Forse non è a conoscenza di tutti che dal 30 giugno 2016, giorno dell’insediamento del presidente delle Filippine Rodrigo Duterte, sono state segnalate oltre 7.000 uccisioni commesse dalla polizia e dai miliziani nel corso della campagna antidroga che il Presidente, che si autodefinisce the punisher, cioè il castigatore, si è impegnato a portare avanti fino alla fine del suo mandato presidenziale.
Mi rincrescere ripetere alcune oscenità che sono state riportate dai giornali, ma per descrivere il presidente Duterte, che da troppi anni, come sindaco prima e come Capo di Stato oggi, semina terrore e morte, non credo esista modo migliore che ascoltare alcune frasi da lui pronunciate.
Da sindaco, durante la campagna elettorale, disse: «Se Dio vuole mettermi là» – ossia alla Presidenza della Repubblica, dove poi è stato eletto – «attenzione, perché i 1.000 uccisi» – nella città di Davao – «diventeranno 100.000. Vedrete i pesci ingrassare nella baia di Manila perché sarà là che getterò i vostri corpi». E ancora: «Le pompe funebri saranno piene: fornirò io i cadaveri. Quando sarò Presidente, darò ordine alla polizia di cercare quella gente e ammazzare tutti».
Da Presidente neoeletto, disse: «Hitler ha ucciso tre milioni di ebrei. Qui abbiamo tre milioni di tossicodipendenti, sarei felice di sgozzarli tutti». «Se avete un coltello e vedete uno spacciatore o un drogato per strada, uccidetelo. Vi darò una medaglia». Vi risparmio le parole asperrime ed oscene pronunciate da Duterte in risposta alle critiche provenienti dalia conferenza episcopale filippina e, in generale, contro la Chiesa cattolica, contro Papa Francesco e contro l’Unione Europea.
Questo appena descritto, dunque, è il quadro in cui si inserisce l’incarcerazione della senatrice De Lima. Ad inizio mese è stato promosso dall’Associazione Luca Coscioni, Non c’è pace senza giustizia e Radicali italiani un appello per la liberazione della senatrice filippina, sottoscritto anche da tanti parlamentari italiani a Bruxelles e a Roma (tra cui diversi senatori, compreso il collega Lo Giudice del Gruppo del Partito Democratico).

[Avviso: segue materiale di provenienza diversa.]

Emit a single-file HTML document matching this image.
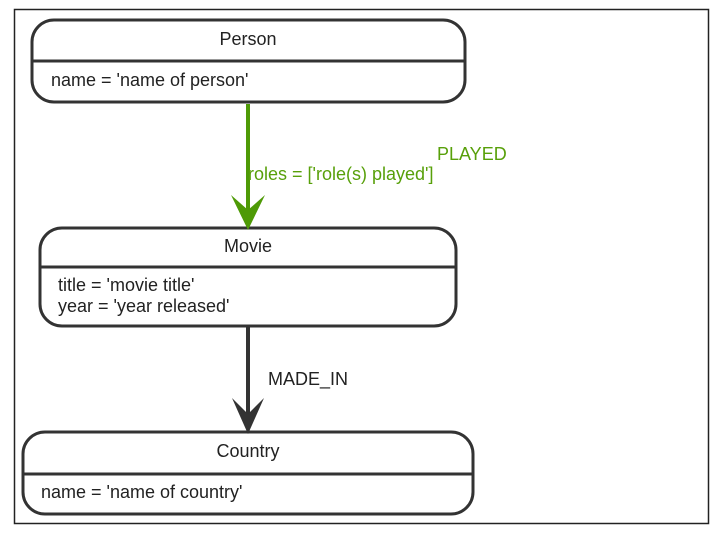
<!DOCTYPE html>
<html><head><style>body{margin:0;background:#fff}svg{display:block}text{font-family:"Liberation Sans",sans-serif;font-size:18px}</style></head><body>
<svg width="715" height="538" viewBox="0 0 715 538">
<rect x="14.5" y="9.5" width="694" height="514" fill="#fff" stroke="#222" stroke-width="1.5"/>
<g fill="#fff" stroke="#333" stroke-width="3">
<rect x="32" y="20" width="433" height="82" rx="22"/>
<line x1="32" y1="61" x2="465" y2="61"/>
<rect x="40" y="228" width="416" height="98" rx="22"/>
<line x1="40" y1="267" x2="456" y2="267"/>
<rect x="23" y="432" width="450" height="82" rx="22"/>
<line x1="23" y1="474" x2="473" y2="474"/>
</g>
<line x1="248" y1="104" x2="248" y2="222" stroke="#4e9a06" stroke-width="4"/>
<path d="M231 195 L248 230 L265 195 L248 210 Z" fill="#4e9a06"/>
<line x1="248" y1="327" x2="248" y2="426" stroke="#333" stroke-width="4"/>
<path d="M232 398 L248 434 L264 398 L248 414 Z" fill="#333"/>
<g fill="#222">
<text x="248" y="45" text-anchor="middle">Person</text>
<text x="51" y="86">name = 'name of person'</text>
<text x="248" y="252" text-anchor="middle">Movie</text>
<text x="58" y="291">title = 'movie title'</text>
<text x="58" y="312">year = 'year released'</text>
<text x="248" y="457" text-anchor="middle">Country</text>
<text x="41" y="498">name = 'name of country'</text>
<text x="268" y="385">MADE_IN</text>
</g>
<g fill="#58a00a">
<text x="248" y="180">roles = ['role(s) played']</text>
<text x="437" y="160">PLAYED</text>
</g>
</svg>
</body></html>
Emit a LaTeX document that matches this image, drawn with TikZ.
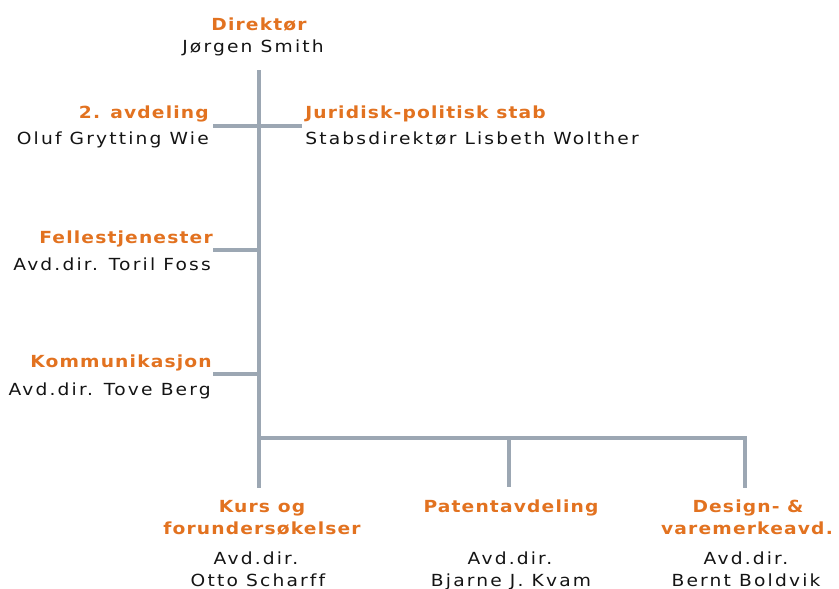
\documentclass[tikz,border=0pt]{standalone}
\usepackage{fontspec}
\newfontfamily\regf[LetterSpace=13,FakeStretch=1.12,Ligatures=NoCommon]{DejaVu Sans}
\newfontfamily\boldf[LetterSpace=7,FakeStretch=1.12,Ligatures=NoCommon]{DejaVu Sans}
\definecolor{orgorange}{RGB}{226,114,32}
\definecolor{orggray}{RGB}{156,167,179}
\definecolor{orgtext}{RGB}{20,20,20}
\begin{document}
\begin{tikzpicture}[x=0.75pt,y=-0.75pt,
  ttl/.style={font=\boldf\bfseries\fontsize{12.5}{14}\selectfont, text=orgorange, inner sep=0pt, anchor=base},
  nme/.style={font=\regf\fontsize{12.5}{14}\selectfont, text=orgtext, inner sep=0pt, anchor=base},
  conn/.style={draw=orggray, line width=3pt, line cap=butt, line join=miter}]
\useasboundingbox (0,0) rectangle (839,589);
% titles and names
\node[ttl] (dirT) at (259,30) {Direktør};
\node[nme] (dirN) at (253,52) {Jørgen Smith};
\node[ttl, anchor=base east] (avdT) at (209,118) {2. avdeling};
\node[nme, anchor=base east] (avdN) at (209,144) {Oluf Grytting Wie};
\node[ttl, anchor=base west] (jurT) at (305,118) {Juridisk-politisk stab};
\node[nme, anchor=base west] (jurN) at (305,144) {Stabsdirektør Lisbeth Wolther};
\node[ttl, anchor=base east] (felT) at (213,243) {Fellestjenester};
\node[nme, anchor=base east] (felN) at (211,270) {Avd.dir. Toril Foss};
\node[ttl, anchor=base east] (komT) at (212,367) {Kommunikasjon};
\node[nme, anchor=base east] (komN) at (211,395) {Avd.dir. Tove Berg};
\node[ttl] (kurT1) at (262,512) {Kurs og};
\node[ttl] (kurT2) at (262,534) {forundersøkelser};
\node[nme] (kurN1) at (256,564) {Avd.dir.};
\node[nme] (kurN2) at (258,586) {Otto Scharff};
\node[ttl] (patT) at (511,512) {Patentavdeling};
\node[nme] (patN1) at (510,564) {Avd.dir.};
\node[nme] (patN2) at (511,586) {Bjarne J. Kvam};
\node[ttl] (desT1) at (748,512) {Design- \&};
\node[ttl] (desT2) at (747,534) {varemerkeavd.};
\node[nme] (desN1) at (746,564) {Avd.dir.};
\node[nme] (desN2) at (746,586) {Bernt Boldvik};
% junction coordinates
\coordinate (top) at (259,70);
\coordinate (crossL) at (213,126);
\coordinate (crossR) at (302,126);
\coordinate (felL) at (213,250);
\coordinate (felJ) at (259,250);
\coordinate (komL) at (213,374);
\coordinate (komJ) at (259,374);
\coordinate (barL) at (259,438);
\coordinate (kurE) at (259,488);
\coordinate (patJ) at (509,438);
\coordinate (patE) at (509,487);
\coordinate (desE) at (745,488);
% connectors
\draw[conn] (top) -- (kurE);
\draw[conn] (crossL) -- (crossR);
\draw[conn] (felL) -- (felJ);
\draw[conn] (komL) -- (komJ);
\draw[conn] (barL) -| (desE);
\draw[conn] (patJ) -- (patE);
\end{tikzpicture}
\end{document}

Concludo, signor Presidente. Lo scorso 15 marzo, con una risoluzione, l’Unione europea ha invitato il Presidente filippino a contenere i metodi di guerra alla droga. Ma nessuna iniziativa intrapresa ha finora avuto un qualche effetto. Mi faccio oggi portavoce di tutti coloro che chiedono a gran voce alle istituzioni del nostro Paese, a quelle dell’Unione europea e alle Nazioni Unite di agire, con tutti gli strumenti necessari a livello politico e diplomatico, per ottenere l’immediata liberazione della senatrice De Lima, e perché le sia garantita un’adeguata sicurezza finché resterà in carcere e un equo processo.
Ricordo, a tal proposito, che esistono relazioni diplomatiche, culturali e politiche di lunga data sia tra il nostro Paese e le Filippine, sia tra le Filippine e l’Unione europea, e che quanto sta accadendo oggi in questo Paese costituisce una violazione di diritti universalmente sanciti dalla Dichiarazione universale dei diritti dell’uomo del 1948 e dal Patto internazionale dei diritti civili e politici, tale da giustificare il ricorso alla Corte penale internazionale per crimini contro l’umanità.’